What to work on:
Print exactly the lines below between the line containing "Emit a Python" and the line containing "fig = plt.figure(figsize=(4.85, 3.6), dpi=100, facecolor=bg)", counting both of those lines. Leave pictures out.

[Records from a dataset]
▶
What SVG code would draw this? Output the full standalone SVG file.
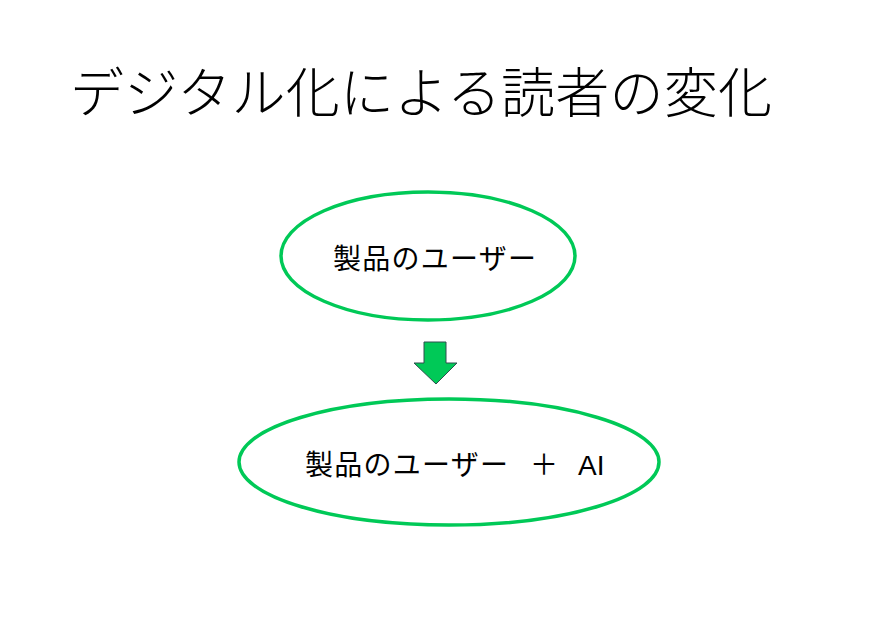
<svg xmlns="http://www.w3.org/2000/svg" width="886" height="626" viewBox="0 0 886 626">
<style>
.e{fill:#fff;stroke:#00c957;stroke-width:3.5}
.t{font-family:"Noto Sans CJK JP","Noto Sans",sans-serif;fill:#000}
.n{font-size:28px;font-weight:400}
</style>
<rect width="886" height="626" fill="#fff"/>
<text class="t" x="70" y="113" font-size="54" font-weight="300" textLength="702">デジタル化による読者の変化</text>
<g id="node1"><ellipse class="e" cx="428" cy="256" rx="147" ry="64"/><text class="t n" x="333" y="269" textLength="203">製品のユーザー</text></g>
<g id="connectors"><path d="M424,342 H446 V363 H457 L436,384 L414,363 H424 Z" fill="#00c957" stroke="#2f4f4f" stroke-width="1"/></g>
<g id="node2"><ellipse class="e" cx="449" cy="462" rx="210" ry="63"/><text class="t n" x="305" y="475"><tspan textLength="203">製品のユーザー</tspan><tspan x="530">＋</tspan><tspan x="578" font-family="Liberation Sans,sans-serif">AI</tspan></text></g>
</svg>
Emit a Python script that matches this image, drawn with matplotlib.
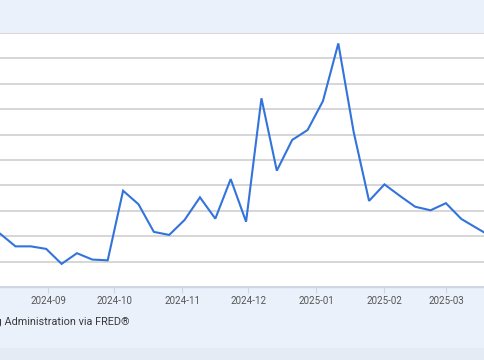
import numpy as np
import matplotlib.pyplot as plt
from matplotlib.patches import Rectangle

plt.rcParams['font.family'] = ['Roboto', 'DejaVu Sans']

# weekly values (week ending Saturday)
dates = ["2024-08-03", "2024-08-10", "2024-08-17", "2024-08-24", "2024-08-31",
         "2024-09-07", "2024-09-14", "2024-09-21", "2024-09-28",
         "2024-10-05", "2024-10-12", "2024-10-19", "2024-10-26",
         "2024-11-02", "2024-11-09", "2024-11-16", "2024-11-23", "2024-11-30",
         "2024-12-07", "2024-12-14", "2024-12-21", "2024-12-28",
         "2025-01-04", "2025-01-11", "2025-01-18", "2025-01-25",
         "2025-02-01", "2025-02-08", "2025-02-15", "2025-02-22",
         "2025-03-01", "2025-03-08", "2025-03-15", "2025-03-22"]
values = [2200, 2050, 1800, 1800, 1750,
          1455, 1665, 1540, 1525,
          2895, 2630, 2085, 2025,
          2320, 2765, 2345, 3125, 2285,
          4715, 3290, 3895, 4090,
          4660, 5795, 4050, 2695,
          3020, 2795, 2580, 2510,
          2650, 2340, 2160, 1985]

tick_dates = ["2024-09-01", "2024-10-01", "2024-11-01", "2024-12-01",
              "2025-01-01", "2025-02-01", "2025-03-01"]
tick_labels = ["2024-09", "2024-10", "2024-11", "2024-12",
               "2025-01", "2025-02", "2025-03"]

x = np.array(dates, dtype="datetime64[D]")
xt = np.array(tick_dates, dtype="datetime64[D]")

bg = "#eaf1fa"
fig = plt.figure(figsize=(4.85, 3.6), dpi=100, facecolor=bg)

# slightly darker strip at the very bottom of the page
fig.patches.append(Rectangle((0, 0), 1, 12 / 360, transform=fig.transFigure,
                             facecolor="#e4ebf5", edgecolor="none", zorder=0))

ax = fig.add_axes([0, 73 / 360, 1, 254 / 360])
ax.set_facecolor("white")

ax.plot(x, values, color="#3273dc", linewidth=1.5, solid_joinstyle="miter")

ax.set_xlim(np.datetime64("2024-08-09T23:00"), np.datetime64("2025-03-18T19:00"))
ax.set_ylim(1000, 6000)
ax.set_yticks(np.arange(1000, 6001, 500))
ax.yaxis.grid(True, color="#cfcfcf", linewidth=1.2)
ax.tick_params(axis="y", left=False, labelleft=False)

ax.set_xticks(xt)
ax.set_xticklabels(tick_labels)
ax.tick_params(axis="x", direction="out", length=4.5, width=0.8, color="#ccd6eb",
               labelsize=7, labelcolor="#555555", pad=2)

for s in ["top", "left", "right"]:
    ax.spines[s].set_visible(False)
ax.spines["bottom"].set_color("#ccd6eb")
ax.spines["bottom"].set_linewidth(1)

fig.text(129.5 / 485, 1 - 321.7 / 360,
         "Source: U.S. Employment and Training Administration via FRED\u00ae",
         ha="right", va="center", fontsize=7.8, color="#3a3a3a")

fig.savefig("out.png", dpi=100, facecolor=bg)
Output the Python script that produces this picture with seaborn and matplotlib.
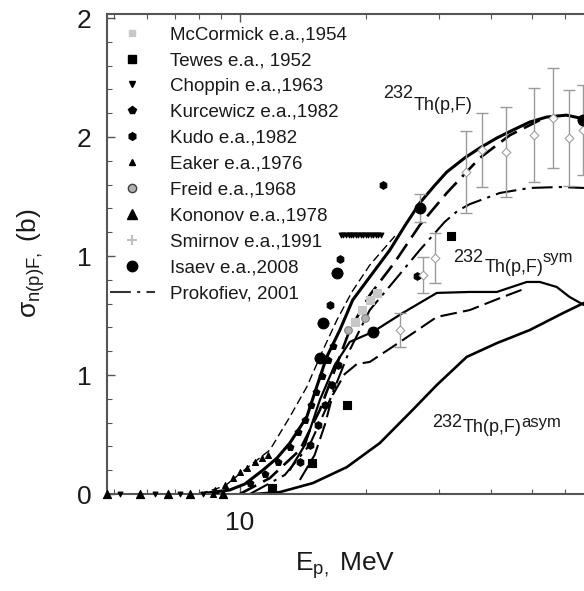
◀
Task output:
Emit a Python script that matches this image, drawn with matplotlib.
import numpy as np
import matplotlib.pyplot as plt
from matplotlib.patches import Rectangle

plt.rcParams['font.family'] = ['Roboto', 'DejaVu Sans']

# weekly values (week ending Saturday)
dates = ["2024-08-03", "2024-08-10", "2024-08-17", "2024-08-24", "2024-08-31",
         "2024-09-07", "2024-09-14", "2024-09-21", "2024-09-28",
         "2024-10-05", "2024-10-12", "2024-10-19", "2024-10-26",
         "2024-11-02", "2024-11-09", "2024-11-16", "2024-11-23", "2024-11-30",
         "2024-12-07", "2024-12-14", "2024-12-21", "2024-12-28",
         "2025-01-04", "2025-01-11", "2025-01-18", "2025-01-25",
         "2025-02-01", "2025-02-08", "2025-02-15", "2025-02-22",
         "2025-03-01", "2025-03-08", "2025-03-15", "2025-03-22"]
values = [2200, 2050, 1800, 1800, 1750,
          1455, 1665, 1540, 1525,
          2895, 2630, 2085, 2025,
          2320, 2765, 2345, 3125, 2285,
          4715, 3290, 3895, 4090,
          4660, 5795, 4050, 2695,
          3020, 2795, 2580, 2510,
          2650, 2340, 2160, 1985]

tick_dates = ["2024-09-01", "2024-10-01", "2024-11-01", "2024-12-01",
              "2025-01-01", "2025-02-01", "2025-03-01"]
tick_labels = ["2024-09", "2024-10", "2024-11", "2024-12",
               "2025-01", "2025-02", "2025-03"]

x = np.array(dates, dtype="datetime64[D]")
xt = np.array(tick_dates, dtype="datetime64[D]")

bg = "#eaf1fa"
fig = plt.figure(figsize=(4.85, 3.6), dpi=100, facecolor=bg)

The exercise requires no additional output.